WASHINGTON—If Rep. Paul Ryan, R-Wis., is swinging a sword against government spending with his 2015 budget proposal, which boasts total cuts of $5.1 trillion, Rep. Rob Woodall, R-Ga., must be holding a chainsaw. In April, Woodall crafted another GOP budget plan with Rep. Steve Scalise, R-La., that would reduce federal spending by $7.4 trillion.
Woodall’s plan debuted when Scalise served as chairman of the Republican Study Committee (RSC), a 176-member caucus of conservative House Republicans. Woodall currently leads the RSC’s Budget and Spending Task Force, but with the recent chain reaction of Republican succession, he is almost certain to land in Scalise’s former shoes, at least for a few months.
After challenger David Brat took House Majority Leader Eric Cantor by surprise in the Virginia Republican primary, Rep. Kevin McCarthy, R-Calif., won a June 19 party election to become the new majority leader. Scalise then emerged victorious from a three-way race to replace McCarthy as majority whip. When he takes office on Aug. 1, the RSC will have a hole in its leadership.
Scalise was prepared to appoint Woodall as the RSC’s interim chairman this Wednesday, but committee members opted to wait two weeks for a formal vote. They hesitated out of respect for procedure rather than scruples about Woodall.
“I’m very glad that my friend and fellow Georgian will take the helm of the RSC during this transition period,” said Rep. Tom Graves, R-Ga. “He’s a strong conservative and will provide the steady leadership the organization needs in the coming months.” Graves lost to Scalise in the 2012 contest for RSC chairman.
Woodall awaits election on July 9 to become temporary head and caretaker of the RSC. He will defer to a new full-time chairman serving the standard two-year term after a second round of elections in November.
Of all the items on his legislative agenda, Woodall is “most passionate” about the FairTax bill. First introduced to the House in 1999 by former Rep. John Linder, R-Ga., the act has languished in Congress for 15 years. It would abolish the income tax, disband the IRS, and apply a 23 percent consumer tax to all new purchased goods and services.

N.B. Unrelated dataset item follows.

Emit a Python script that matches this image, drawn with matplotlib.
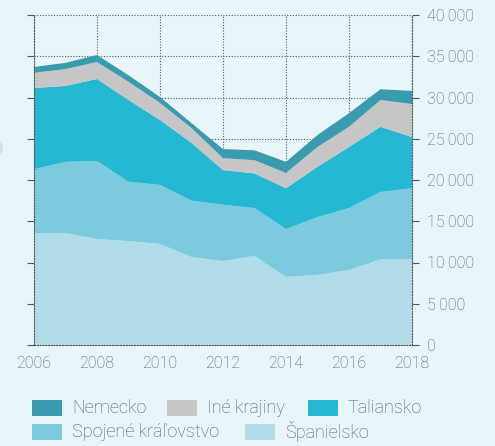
import numpy as np
import matplotlib
matplotlib.use("Agg")
import matplotlib.pyplot as plt
from matplotlib.patches import Rectangle, Ellipse
from matplotlib.ticker import FuncFormatter

plt.rcParams["font.family"] = ["Roboto", "DejaVu Sans"]
plt.rcParams["font.weight"] = "light"

years = np.arange(2006, 2019)
spanielsko = [13570, 13570, 12850, 12600, 12250, 10670, 10180, 10800, 8250, 8500, 9100, 10400, 10400]
spojene = [7730, 8630, 9450, 7200, 7150, 6830, 6820, 5800, 5810, 7000, 7500, 8150, 8600]
taliansko = [9850, 9200, 9950, 9900, 7870, 7000, 4200, 4200, 4940, 6100, 7400, 7900, 6200]
ine = [1850, 2050, 2050, 2200, 2080, 1800, 1450, 1600, 1850, 2400, 2450, 3250, 4000]
nemecko = [700, 750, 850, 800, 710, 600, 1100, 1200, 1350, 1450, 1650, 1300, 1600]

names = ["Španielsko", "Spojené kráľovstvo", "Taliansko", "Iné krajiny", "Nemecko"]
colors = ["#b1dcea", "#7ccadd", "#25b8d2", "#c6c6c6", "#3a9aae"]
bg = "#e8f5f9"
txt = "#5a5a5a"
W, H = 495, 446

fig = plt.figure(figsize=(W / 100, H / 100), dpi=100, facecolor=bg)
ax = fig.add_axes([34/W, 101/H, 378/W, 330/H], facecolor=bg)

ax.stackplot(years, spanielsko, spojene, taliansko, ine, nemecko,
             colors=colors, labels=names, linewidth=0)

ax.set_xlim(2006, 2018)
ax.set_ylim(0, 40000)
ax.set_xticks(range(2006, 2019, 2))
ax.set_yticks(range(0, 40001, 5000))
ax.yaxis.tick_right()
ax.yaxis.set_major_formatter(FuncFormatter(lambda v, p: f"{int(v):,}".replace(",", "\u2009")))

ax.set_axisbelow(True)
ax.grid(True, color="#555555", linestyle=(0, (1, 1.5)), linewidth=0.8)
for s in ax.spines.values():
    s.set_linestyle((0, (1, 1.5)))
    s.set_color("#555555")
    s.set_linewidth(0.8)
    s.set_zorder(5)
ax.spines["top"].set_visible(False)

ax.tick_params(axis="y", right=True, left=True, length=5, color="#555555",
               labelsize=11.5, labelcolor=txt, pad=6)
ax.tick_params(axis="x", length=0, labelsize=11.5, labelcolor=txt, pad=8)

# legend laid out like the original (flowing rows)
col = dict(zip(names, colors))
entries = [("Nemecko", 32, 408), ("Iné krajiny", 167, 408), ("Taliansko", 308, 408),
           ("Spojené kráľovstvo", 32, 432), ("Španielsko", 245, 432)]
for name, x, y in entries:
    fig.patches.append(Rectangle((x / W, 1 - (y + 8) / H), 30 / W, 16 / H,
                                 transform=fig.transFigure, facecolor=col[name],
                                 edgecolor="none"))
    fig.text((x + 40) / W, 1 - y / H, name, fontsize=13, color=txt, va="center")

# faint decoration cut off at left edge
fig.patches.append(Ellipse((-3 / W, 1 - 148 / H), 12 / W, 14 / H,
                           transform=fig.transFigure, facecolor="#c5e6f1",
                           edgecolor="none"))

fig.savefig("out.png", dpi=100, facecolor=bg)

This month, Woodall introduced a House bill with Rep. Tammy Duckworth, D-Ill., to rein in franking, the Congressional mailing privilege that cost nearly $8 million in taxpayer funds last year.
Woodall began his political career in 1994, dropping out of law school at the University of Georgia to become a legislative correspondent for Linder. He finished his law degree in 1998 and was promoted to Linder’s chief of staff in 2000.
“Rob Woodall is a very thoughtful, upbeat, and knowledgeable member of Congress and is particularly well versed on spending issues,” said Rep. Cynthia Lummis, R-Wyo.